International financial and economic crises' impact on developing economies depends on the way in which individual countries are integrated into the international system. In particular, many developing countries export raw materials used in manufactures based in more developed countries. When the latter experience economic contraction, the market value of raw materials may drop, causing economic depressions in countries that have not managed to diversify. Countries reliant on monocrop agriculture are hit especially hard. Likewise, countries that are dependent on tourism or that manufacture luxury items for the international market may suffer a great deal in an economic downturn.At the same time, however, there are instances of economic downturns being used as an opportunity. As businesses in more wealthy countries look to cut costs, they may look more seriously at relocating production to be closer to resources or to exploit cheaper labor. Likewise, the decline of sectors of an economy dependent on international trade may encourage production for local consumption, which may be more sustainable. Food security, for example, may improve in the long term.Ultimately, the answer depends on the individual circumstances.

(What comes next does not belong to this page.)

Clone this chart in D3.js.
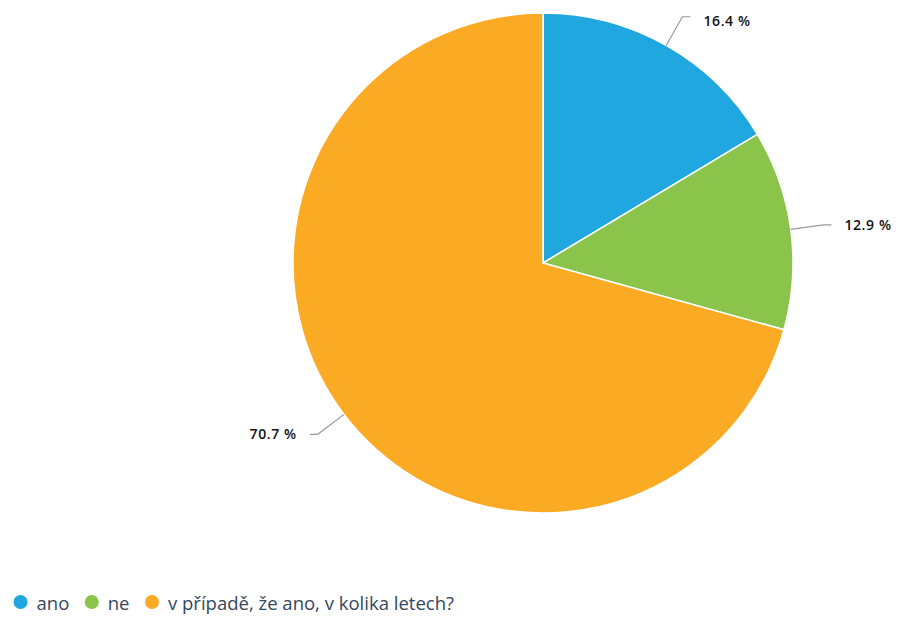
<!DOCTYPE html>
<html>
<head>
<meta charset="utf-8">
<script src="https://cdn.jsdelivr.net/npm/d3@7"></script>
<style>
  body { margin: 0; background: #fff; }
  svg { display: block; font-family: "Open Sans", "DejaVu Sans", sans-serif; }
</style>
</head>
<body>
<svg id="chart" width="901" height="617"></svg>
<script>
// data
var categories = ["ano", "ne", "v případě, že ano, v kolika letech?"];
var values = [16.4, 12.9, 70.7];
var colors = ["#21a7df", "#8bc44a", "#fbaa24"];

var svg = d3.select("#chart");
var cx = 543, cy = 263, r = 250;
var elbowR = r + 33, tail = 8, gap = 13;
var labelTop = 21; // labels kept inside the top edge

var pie = d3.pie().sort(null).value(function (d) { return d; });
var arc = d3.arc().innerRadius(0).outerRadius(r);
var arcs = pie(values);

var g = svg.append("g").attr("transform", "translate(" + cx + "," + cy + ")");

// slices
g.selectAll("path.slice")
  .data(arcs)
  .enter().append("path")
  .attr("class", "slice")
  .attr("d", arc)
  .attr("fill", function (d, i) { return colors[i]; })
  .attr("stroke", "#fff")
  .attr("stroke-width", 1.5)
  .attr("stroke-linejoin", "round");

// connectors + labels
function pt(a, rad) { return [Math.sin(a) * rad, -Math.cos(a) * rad]; }

arcs.forEach(function (d, i) {
  var mid = (d.startAngle + d.endAngle) / 2;
  var p0 = pt(mid, r), p1 = pt(mid, elbowR);
  var side = p1[0] >= 0 ? 1 : -1;
  var p2 = [p1[0] + side * tail, p1[1]];
  g.append("path")
    .attr("d", d3.line()([p0, p1, p2]))
    .attr("fill", "none")
    .attr("stroke", "#999")
    .attr("stroke-width", 1.2);
  g.append("text")
    .attr("x", p2[0] + side * gap)
    .attr("y", Math.max(p2[1], labelTop - cy))
    .attr("dy", "0.35em")
    .attr("text-anchor", side > 0 ? "start" : "end")
    .attr("font-size", 14)
    .attr("font-weight", 600)
    .attr("letter-spacing", 0.6)
    .attr("fill", "#111")
    .text(d3.format(".1f")(values[i]) + " %");
});

// legend
var legend = svg.append("g").attr("transform", "translate(0,602)");
var lx = 20.5;
categories.forEach(function (c, i) {
  legend.append("circle")
    .attr("cx", lx)
    .attr("cy", 0)
    .attr("r", 7)
    .attr("fill", colors[i]);
  var t = legend.append("text")
    .attr("x", lx + 16)
    .attr("y", 2)
    .attr("dy", "0.35em")
    .attr("font-size", 18.5)
    .attr("fill", "#34475e")
    .text(c);
  lx += 16 + t.node().getComputedTextLength() + 22.5;
});
</script>
</body>
</html>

Most Developing Countries are Export Oriented and a slow down would mean poor export off take, less inflow of Foreign Exchange. The slowdown would also mean that the Foreign Currency will depreciate and there is surplus in the foreign market.
The upside for the Developing Nation is to close quick deals for capital Asset at this point and to open Market to the Developed Nation who will bring in capital and New Technology.
Agreed with Mr. Venikatraman.
Since the World has become a global economy; most of the developing and developed countries are fully dependent on their exports and International consumers. Obviously, the impact of financial and economic slow down is higher on the countries with small number of local consumers and having bigger volume of international buyers. Due to losing investors confidence on the International financial markets and Banks, the consumer spending on luxury, comfort, real estate and related products like hotels, airlines, holiday resorts, etc had a major impact of economic crisis. Which consequently results into mass lay down / retrenchments / no jobs for fresh graduates and created global economic turmoil.